> **Exercise**
Reproduce the listing below exactly. Pictures do not belong in the copy.

> **Recorded data**
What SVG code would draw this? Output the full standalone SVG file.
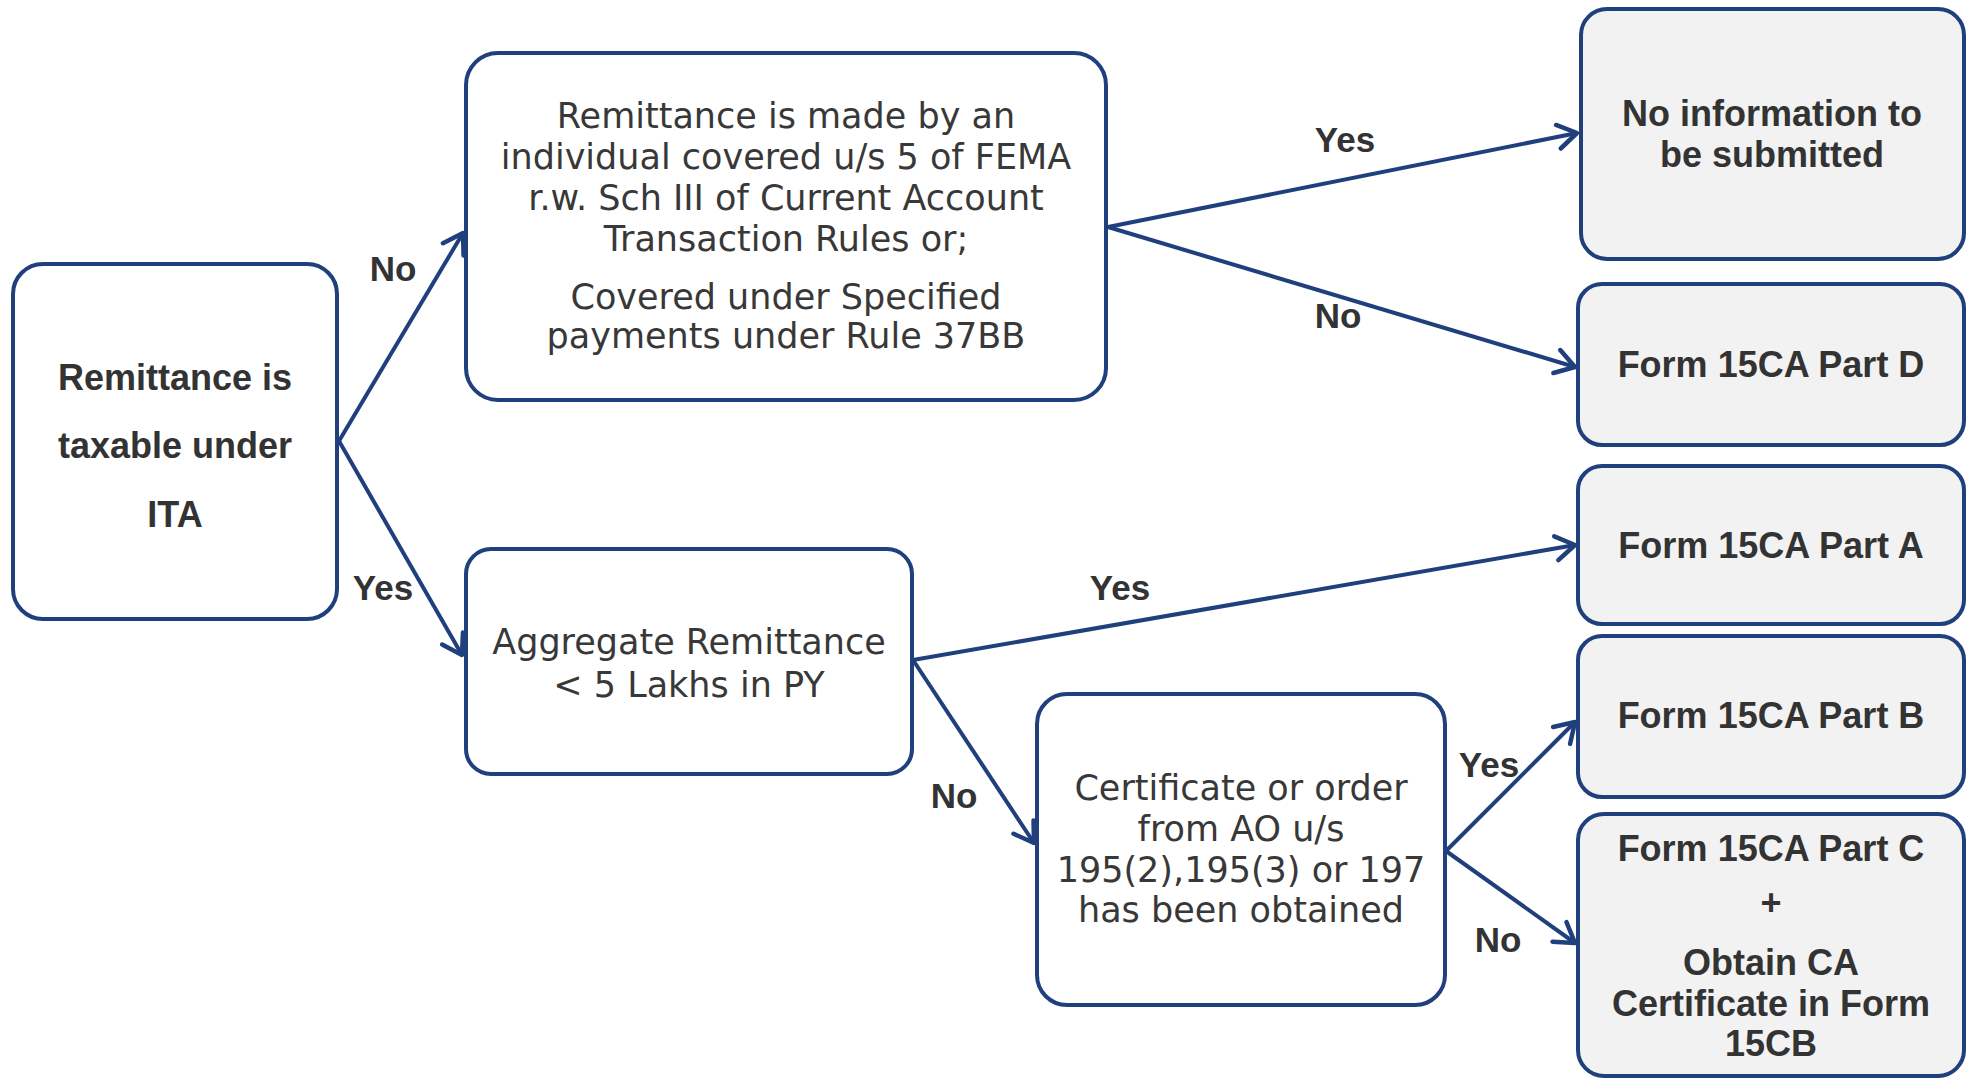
<svg xmlns="http://www.w3.org/2000/svg" width="1970" height="1079" viewBox="0 0 1970 1079">
  <style>
    .box { fill: #ffffff; stroke: #1F3F7D; stroke-width: 4; }
    .out { fill: #F2F2F2; stroke: #1F3F7D; stroke-width: 4; }
    .reg { font-family: "DejaVu Sans", "Liberation Sans", sans-serif; font-size: 35px; fill: #383838; text-anchor: middle; }
    .bold { font-family: "Liberation Sans", Arial, sans-serif; font-weight: bold; font-size: 36px; fill: #333333; text-anchor: middle; }
    .lbl { font-family: "Liberation Sans", Arial, sans-serif; font-weight: bold; font-size: 35px; fill: #333333; text-anchor: middle; }
    .conn { fill: none; stroke: #1F3F7D; stroke-width: 4; marker-end: url(#arrow); }
  </style>
  <defs>
    <marker id="arrow" markerUnits="userSpaceOnUse" markerWidth="40" markerHeight="40" viewBox="-30 -20 40 40" refX="0" refY="0" orient="auto">
      <path d="M-19,-12 L0,0 L-19,12" fill="none" stroke="#1F3F7D" stroke-width="4.5" stroke-linecap="round" stroke-linejoin="round"/>
    </marker>
  </defs>
  <rect width="1970" height="1079" fill="#ffffff"/>

  <!-- connectors -->
  <g id="connectors">
    <line class="conn" x1="339" y1="441" x2="463" y2="233"/>
    <line class="conn" x1="339" y1="441" x2="462" y2="655"/>
    <line class="conn" x1="1108" y1="227" x2="1577" y2="133"/>
    <line class="conn" x1="1108" y1="227" x2="1575" y2="367"/>
    <line class="conn" x1="913" y1="660" x2="1575" y2="545"/>
    <line class="conn" x1="913" y1="660" x2="1034" y2="843"/>
    <line class="conn" x1="1446" y1="851" x2="1575" y2="722"/>
    <line class="conn" x1="1446" y1="851" x2="1575" y2="943"/>
    <text class="lbl" x="393" y="281">No</text>
    <text class="lbl" x="383" y="600">Yes</text>
    <text class="lbl" x="1345" y="152">Yes</text>
    <text class="lbl" x="1338" y="328">No</text>
    <text class="lbl" x="1120" y="600">Yes</text>
    <text class="lbl" x="954" y="808">No</text>
    <text class="lbl" x="1489" y="777">Yes</text>
    <text class="lbl" x="1498" y="952">No</text>
  </g>

  <!-- decision nodes -->
  <g id="taxable">
    <rect class="box" x="13" y="264" width="324" height="355" rx="30"/>
    <text class="bold" x="175" y="390">Remittance is</text>
    <text class="bold" x="175" y="458">taxable under</text>
    <text class="bold" x="175" y="527">ITA</text>
  </g>
  <g id="fema">
    <rect class="box" x="466" y="53" width="640" height="347" rx="32"/>
    <text class="reg" x="786" y="128">Remittance is made by an</text>
    <text class="reg" x="786" y="169">individual covered u/s 5 of FEMA</text>
    <text class="reg" x="786" y="210">r.w. Sch III of Current Account</text>
    <text class="reg" x="786" y="251">Transaction Rules or;</text>
    <text class="reg" x="786" y="309">Covered under Specified</text>
    <text class="reg" x="786" y="348">payments under Rule 37BB</text>
  </g>
  <g id="aggregate">
    <rect class="box" x="466" y="549" width="446" height="225" rx="25"/>
    <text class="reg" x="689" y="654">Aggregate Remittance</text>
    <text class="reg" x="689" y="697">&lt; 5 Lakhs in PY</text>
  </g>
  <g id="certificate">
    <rect class="box" x="1037" y="694" width="408" height="311" rx="30"/>
    <text class="reg" x="1241" y="800">Certificate or order</text>
    <text class="reg" x="1241" y="841">from AO u/s</text>
    <text class="reg" x="1241" y="882">195(2),195(3) or 197</text>
    <text class="reg" x="1241" y="922">has been obtained</text>
  </g>

  <!-- outcomes -->
  <g id="no-info">
    <rect class="out" x="1581" y="9" width="383" height="250" rx="26"/>
    <text class="bold" x="1772" y="126">No information to</text>
    <text class="bold" x="1772" y="167">be submitted</text>
  </g>
  <g id="part-d">
    <rect class="out" x="1578" y="284" width="386" height="161" rx="24"/>
    <text class="bold" x="1771" y="377">Form 15CA Part D</text>
  </g>
  <g id="part-a">
    <rect class="out" x="1578" y="466" width="386" height="158" rx="24"/>
    <text class="bold" x="1771" y="558">Form 15CA Part A</text>
  </g>
  <g id="part-b">
    <rect class="out" x="1578" y="636" width="386" height="161" rx="24"/>
    <text class="bold" x="1771" y="728">Form 15CA Part B</text>
  </g>
  <g id="part-c">
    <rect class="out" x="1578" y="814" width="386" height="262" rx="26"/>
    <text class="bold" x="1771" y="861">Form 15CA Part C</text>
    <text class="bold" x="1771" y="915">+</text>
    <text class="bold" x="1771" y="975">Obtain CA</text>
    <text class="bold" x="1771" y="1016">Certificate in Form</text>
    <text class="bold" x="1771" y="1056">15CB</text>
  </g>
</svg>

> **Task answer**
What SVG code would draw this? Output the full standalone SVG file.
<svg xmlns="http://www.w3.org/2000/svg" width="1970" height="1079" viewBox="0 0 1970 1079">
  <style>
    .box { fill: #ffffff; stroke: #1F3F7D; stroke-width: 4; }
    .out { fill: #F2F2F2; stroke: #1F3F7D; stroke-width: 4; }
    .reg { font-family: "DejaVu Sans", "Liberation Sans", sans-serif; font-size: 35px; fill: #383838; text-anchor: middle; }
    .bold { font-family: "Liberation Sans", Arial, sans-serif; font-weight: bold; font-size: 36px; fill: #333333; text-anchor: middle; }
    .lbl { font-family: "Liberation Sans", Arial, sans-serif; font-weight: bold; font-size: 35px; fill: #333333; text-anchor: middle; }
    .conn { fill: none; stroke: #1F3F7D; stroke-width: 4; marker-end: url(#arrow); }
  </style>
  <defs>
    <marker id="arrow" markerUnits="userSpaceOnUse" markerWidth="40" markerHeight="40" viewBox="-30 -20 40 40" refX="0" refY="0" orient="auto">
      <path d="M-19,-12 L0,0 L-19,12" fill="none" stroke="#1F3F7D" stroke-width="4.5" stroke-linecap="round" stroke-linejoin="round"/>
    </marker>
  </defs>
  <rect width="1970" height="1079" fill="#ffffff"/>

  <!-- connectors -->
  <g id="connectors">
    <line class="conn" x1="339" y1="441" x2="463" y2="233"/>
    <line class="conn" x1="339" y1="441" x2="462" y2="655"/>
    <line class="conn" x1="1108" y1="227" x2="1577" y2="133"/>
    <line class="conn" x1="1108" y1="227" x2="1575" y2="367"/>
    <line class="conn" x1="913" y1="660" x2="1575" y2="545"/>
    <line class="conn" x1="913" y1="660" x2="1034" y2="843"/>
    <line class="conn" x1="1446" y1="851" x2="1575" y2="722"/>
    <line class="conn" x1="1446" y1="851" x2="1575" y2="943"/>
    <text class="lbl" x="393" y="281">No</text>
    <text class="lbl" x="383" y="600">Yes</text>
    <text class="lbl" x="1345" y="152">Yes</text>
    <text class="lbl" x="1338" y="328">No</text>
    <text class="lbl" x="1120" y="600">Yes</text>
    <text class="lbl" x="954" y="808">No</text>
    <text class="lbl" x="1489" y="777">Yes</text>
    <text class="lbl" x="1498" y="952">No</text>
  </g>

  <!-- decision nodes -->
  <g id="taxable">
    <rect class="box" x="13" y="264" width="324" height="355" rx="30"/>
    <text class="bold" x="175" y="390">Remittance is</text>
    <text class="bold" x="175" y="458">taxable under</text>
    <text class="bold" x="175" y="527">ITA</text>
  </g>
  <g id="fema">
    <rect class="box" x="466" y="53" width="640" height="347" rx="32"/>
    <text class="reg" x="786" y="128">Remittance is made by an</text>
    <text class="reg" x="786" y="169">individual covered u/s 5 of FEMA</text>
    <text class="reg" x="786" y="210">r.w. Sch III of Current Account</text>
    <text class="reg" x="786" y="251">Transaction Rules or;</text>
    <text class="reg" x="786" y="309">Covered under Specified</text>
    <text class="reg" x="786" y="348">payments under Rule 37BB</text>
  </g>
  <g id="aggregate">
    <rect class="box" x="466" y="549" width="446" height="225" rx="25"/>
    <text class="reg" x="689" y="654">Aggregate Remittance</text>
    <text class="reg" x="689" y="697">&lt; 5 Lakhs in PY</text>
  </g>
  <g id="certificate">
    <rect class="box" x="1037" y="694" width="408" height="311" rx="30"/>
    <text class="reg" x="1241" y="800">Certificate or order</text>
    <text class="reg" x="1241" y="841">from AO u/s</text>
    <text class="reg" x="1241" y="882">195(2),195(3) or 197</text>
    <text class="reg" x="1241" y="922">has been obtained</text>
  </g>

  <!-- outcomes -->
  <g id="no-info">
    <rect class="out" x="1581" y="9" width="383" height="250" rx="26"/>
    <text class="bold" x="1772" y="126">No information to</text>
    <text class="bold" x="1772" y="167">be submitted</text>
  </g>
  <g id="part-d">
    <rect class="out" x="1578" y="284" width="386" height="161" rx="24"/>
    <text class="bold" x="1771" y="377">Form 15CA Part D</text>
  </g>
  <g id="part-a">
    <rect class="out" x="1578" y="466" width="386" height="158" rx="24"/>
    <text class="bold" x="1771" y="558">Form 15CA Part A</text>
  </g>
  <g id="part-b">
    <rect class="out" x="1578" y="636" width="386" height="161" rx="24"/>
    <text class="bold" x="1771" y="728">Form 15CA Part B</text>
  </g>
  <g id="part-c">
    <rect class="out" x="1578" y="814" width="386" height="262" rx="26"/>
    <text class="bold" x="1771" y="861">Form 15CA Part C</text>
    <text class="bold" x="1771" y="915">+</text>
    <text class="bold" x="1771" y="975">Obtain CA</text>
    <text class="bold" x="1771" y="1016">Certificate in Form</text>
    <text class="bold" x="1771" y="1056">15CB</text>
  </g>
</svg>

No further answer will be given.